TABIKA, June 16- At least 17 people were killed and 70 injured when a rush hour passenger train hit a lorry and derailed at an unmarked crossing south of Tunis Tuesday morning, officials said.
Most of the dead were passengers on the train, which hit the lorry around 60 kilometres (40 miles) south of the capital, the transport ministry said.
“The toll is currently 17 dead and around 70 injured,” Mongi Khadhi, a spokesman for the emergency services told AFP.
An initial report had put the number killed at 14.
The interior ministry said the train was en route to Tunis from Gaafour, 120 kilometres to the southwest.
The collision happened near El Fahes at around 6:30 am (0530 GMT).
Transport Minister Mahmoud Ben Romdhane, who initially blamed both the train and lorry driver for going too fast, said the accident happened because there was no barrier at the crossing.
“The main cause of the accident is the non existence of a barrier and protection at the crossing,” he told radio Shems FM.
“In Tunisia, there are 1,150 rail crossings.
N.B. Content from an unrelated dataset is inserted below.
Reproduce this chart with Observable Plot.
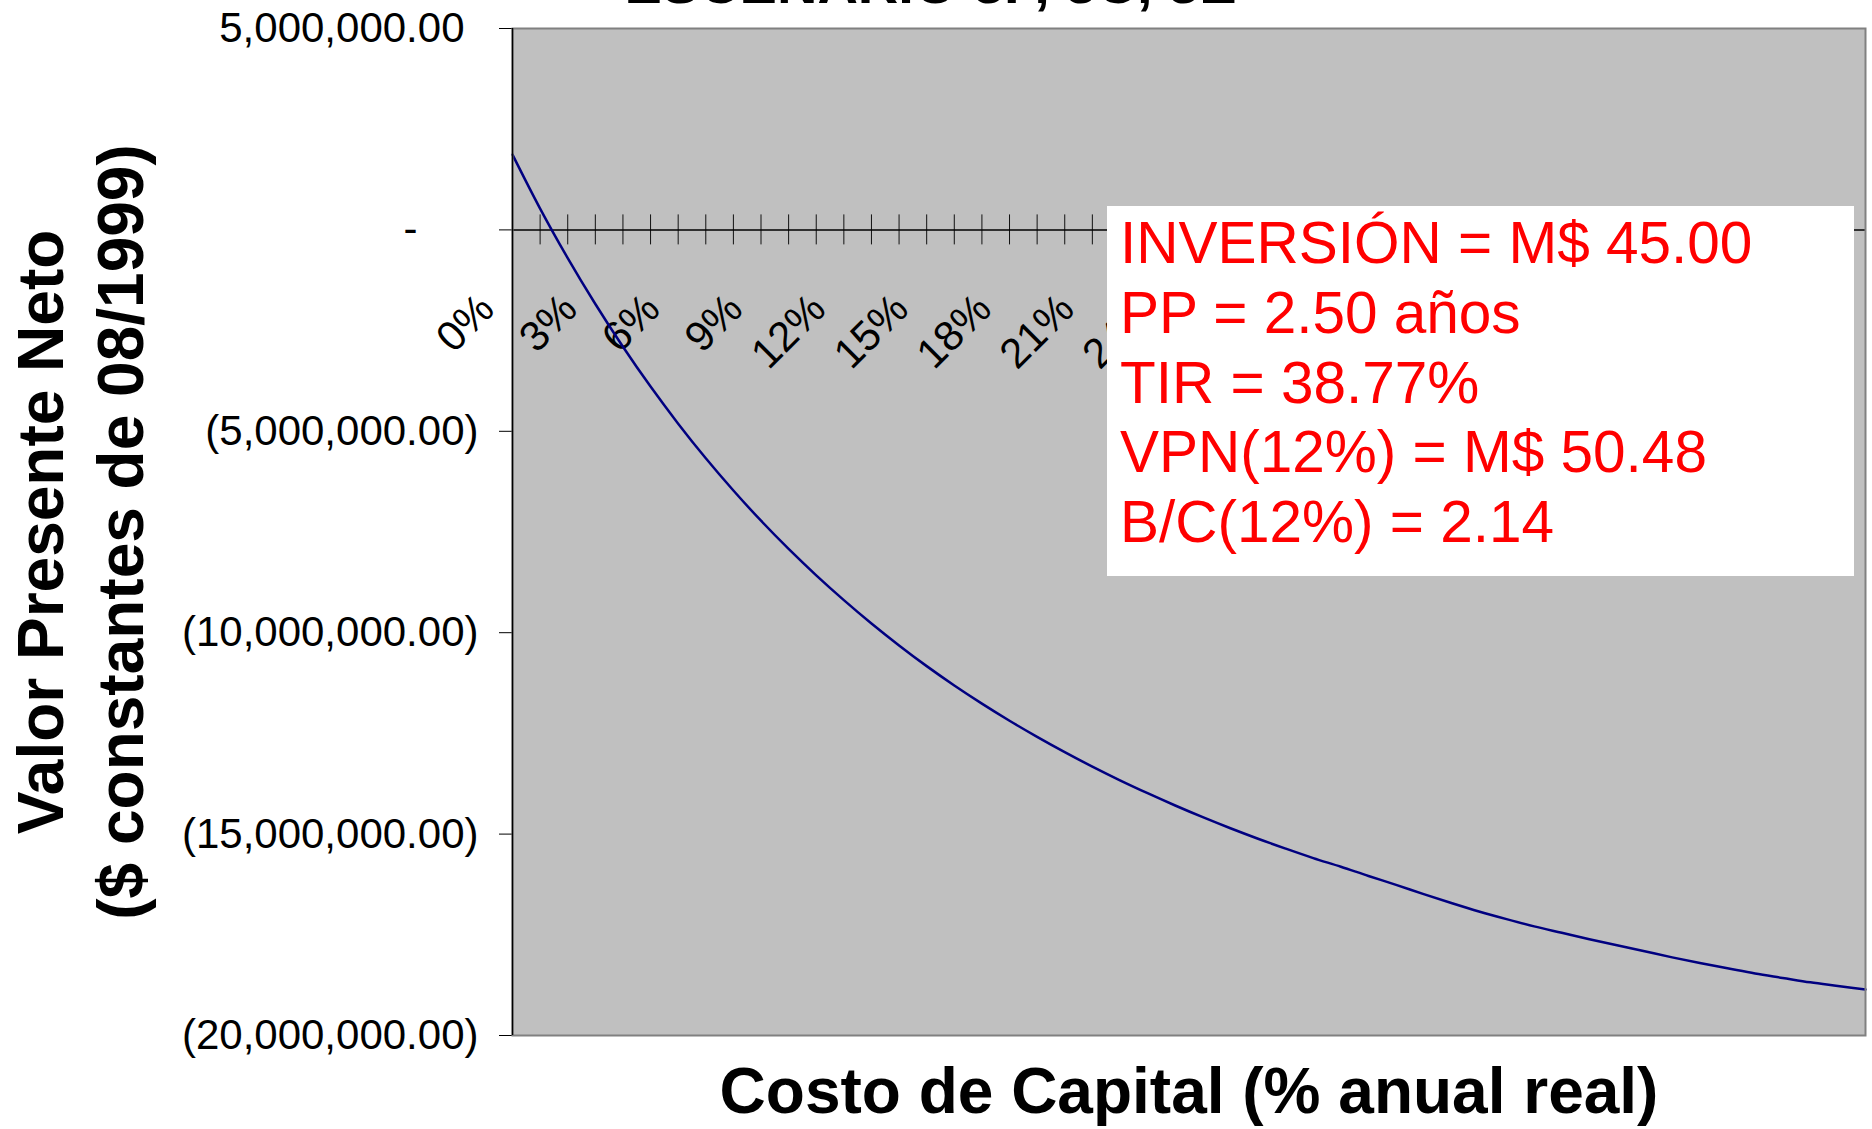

Only 250 are equipped with signal posts and barriers and only 150 have lights. This is insufficient.”
An AFP journalist confirmed that there were no markings at the crossing, near the village of Tabika.
Train crashes are common in Tunisia, where much of the rail network is dilapidated, but Tuesday’s accident was the deadliest in recent memory.
The presidency said it had called for an inquiry “to determine the cause of this catastrophe.”
The injured were taken to hospitals in El Fahes and Zaghouan, and the scene of the accident was visited by the interior and health ministers.
Witnesses spoke of mangled wreckage at the scene and dead bodies strewn across the tracks.
“A very loud noise woke me up. At first I thought it was an earthquake but then I saw this overturned truck and the bodies. Two bodies had their legs ripped off,” local resident Habib Fayedh told AFP.
– ‘Bits of flesh everywhere’ –
The lorry driver, originally reported to have been killed, survived the collision and was questioned by police before being taken to hospital, Fayedh said.
“He was alive but had head injuries. He didn’t remember the crash.”
Another witness described how bodies had been trapped under one of the carriages, which had overturned on impact.
“This is horrible; there is blood and bits of flesh everywhere,” one witness told Shems-FM radio.
Witnesses said some victims were thrown from the open doors of the train as it ploughed into the lorry.
Blood stains, bits of clothing and abandoned footwear left by passengers could be seen on board the train itself.
One resident said Tuesday’s crash was not the first accident to happen at the Tabika crossing, and also blaming a lack of barriers for the collision.
In July, a train derailed in the country’s northwest, killing five people and injuring around 40.